━━━ Dataset content ━━━
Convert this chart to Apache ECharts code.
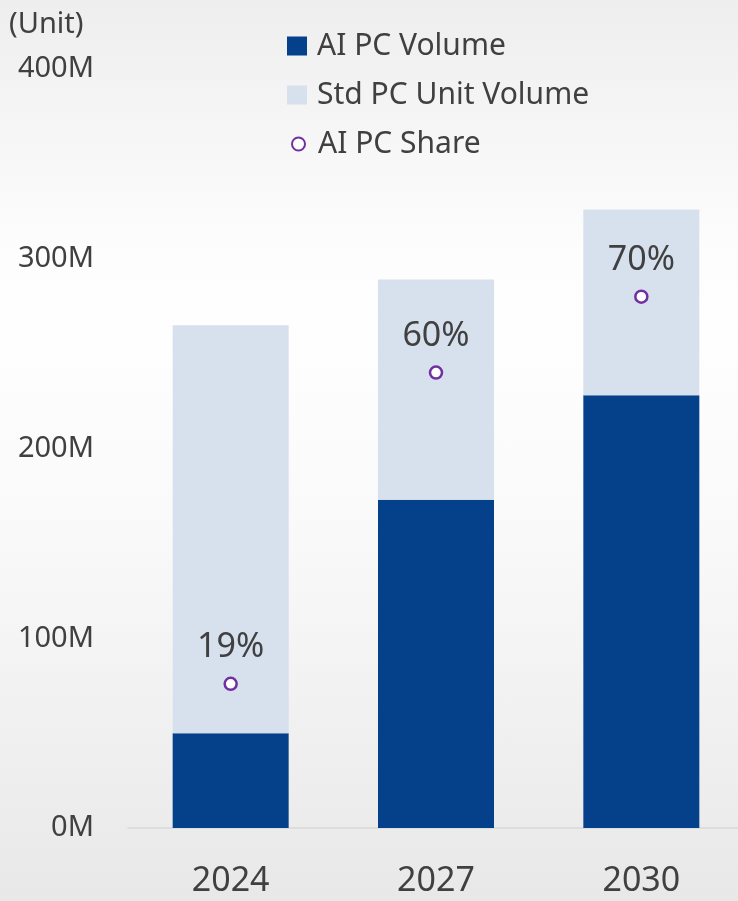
<!DOCTYPE html>
<html>
<head>
<meta charset="utf-8">
<script src="https://cdn.jsdelivr.net/npm/echarts@6/dist/echarts.min.js"></script>
<style>
	html, body { margin: 0; padding: 0; }
	#main {
		width: 738px;
		height: 901px;
		background: linear-gradient(to bottom, #eeeeee 0%, #fdfdfd 28%, #fefefe 38%, #f9f9f9 60%, #e8e8e8 100%);
	}
</style>
</head>
<body>
<div id="main"></div>
<script>
// 数据
var years = ['2024', '2027', '2030'];
var aiVolume = [50, 173, 228];      // M units
var stdVolume = [215, 116, 98];     // M units
var aiShare = [19, 60, 70];         // %
var yTicks = [0, 100, 200, 300, 400];

var textColor = '#404040';
var fontFamily = '"Noto Sans", sans-serif';

var myChart = echarts.init(document.getElementById('main'));

var option = {
	backgroundColor : 'transparent',
	animation : false,
	title : {
		text : '(Unit)',
		left : 4,
		top : 5,
		textStyle : {
			color : textColor,
			fontSize : 29,
			fontWeight : 'normal',
			fontFamily : fontFamily
		}
	},
	legend : [
		{
			orient : 'vertical',
			left : 287,
			top : 31,
			padding : 0,
			itemWidth : 20,
			itemHeight : 19,
			itemGap : 19,
			selectedMode : false,
			textStyle : {
				color : textColor,
				fontSize : 30,
				lineHeight : 30,
				fontFamily : fontFamily,
				padding : [0, 0, 0, 5]
			},
			data : [
				{ name : 'AI PC Volume', icon : 'rect' },
				{ name : 'Std PC Unit Volume', icon : 'rect' }
			]
		},
		{
			orient : 'vertical',
			left : 291,
			top : 129,
			padding : 0,
			itemWidth : 13,
			itemHeight : 13,
			selectedMode : false,
			textStyle : {
				color : textColor,
				fontSize : 30,
				lineHeight : 30,
				fontFamily : fontFamily,
				padding : [0, 0, 0, 8]
			},
			data : [
				{ name : 'AI PC Share', icon : 'circle' }
			]
		}
	],
	grid : {
		left : 128,
		width : 616,
		top : 69,
		bottom : 73,
		containLabel : false,
		outerBoundsMode : 'none'
	},
	xAxis : {
		type : 'category',
		data : years,
		axisLine : {
			lineStyle : { color : '#d9d9d9', width : 1.5 }
		},
		axisTick : { show : false },
		axisLabel : {
			margin : 36,
			color : textColor,
			fontSize : 34,
			fontFamily : fontFamily
		}
	},
	yAxis : [
		{
			type : 'value',
			min : 0,
			max : 400,
			interval : 100,
			splitLine : { show : false },
			axisLine : { show : false },
			axisTick : { show : false },
			axisLabel : {
				margin : 34,
				color : textColor,
				fontSize : 29,
				fontFamily : fontFamily,
				formatter : function(v) {
					return yTicks.indexOf(v) >= 0 ? v + 'M' : '';
				}
			}
		},
		{
			type : 'value',
			min : 0,
			max : 100,
			show : false,
			splitLine : { show : false }
		}
	],
	series : [
		{
			name : 'AI PC Volume',
			type : 'bar',
			stack : 'total',
			barWidth : 116,
			itemStyle : { color : '#05418a' },
			data : aiVolume
		},
		{
			name : 'Std PC Unit Volume',
			type : 'bar',
			stack : 'total',
			barWidth : 116,
			itemStyle : { color : '#d7e0ed' },
			data : stdVolume
		},
		{
			name : 'AI PC Share',
			type : 'scatter',
			yAxisIndex : 1,
			symbol : 'circle',
			symbolSize : 12,
			itemStyle : {
				color : '#ffffff',
				borderColor : '#7030a0',
				borderWidth : 2.5,
				opacity : 1
			},
			label : {
				show : true,
				position : 'top',
				distance : 12,
				color : textColor,
				fontSize : 34,
				fontFamily : fontFamily,
				formatter : '{c}%'
			},
			data : aiShare
		}
	]
};
myChart.setOption(option, true);
</script>
</body>
</html>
━━━
Task prompt » Begin at the first line of the material and copy each line exactly through the one containing "var myChart = echarts.init(document.getElementById('main'));". Omit pictures.

Exercise solution »
Convert this chart to Apache ECharts code.
<!DOCTYPE html>
<html>
<head>
<meta charset="utf-8">
<script src="https://cdn.jsdelivr.net/npm/echarts@6/dist/echarts.min.js"></script>
<style>
	html, body { margin: 0; padding: 0; }
	#main {
		width: 738px;
		height: 901px;
		background: linear-gradient(to bottom, #eeeeee 0%, #fdfdfd 28%, #fefefe 38%, #f9f9f9 60%, #e8e8e8 100%);
	}
</style>
</head>
<body>
<div id="main"></div>
<script>
// 数据
var years = ['2024', '2027', '2030'];
var aiVolume = [50, 173, 228];      // M units
var stdVolume = [215, 116, 98];     // M units
var aiShare = [19, 60, 70];         // %
var yTicks = [0, 100, 200, 300, 400];

var textColor = '#404040';
var fontFamily = '"Noto Sans", sans-serif';

var myChart = echarts.init(document.getElementById('main'));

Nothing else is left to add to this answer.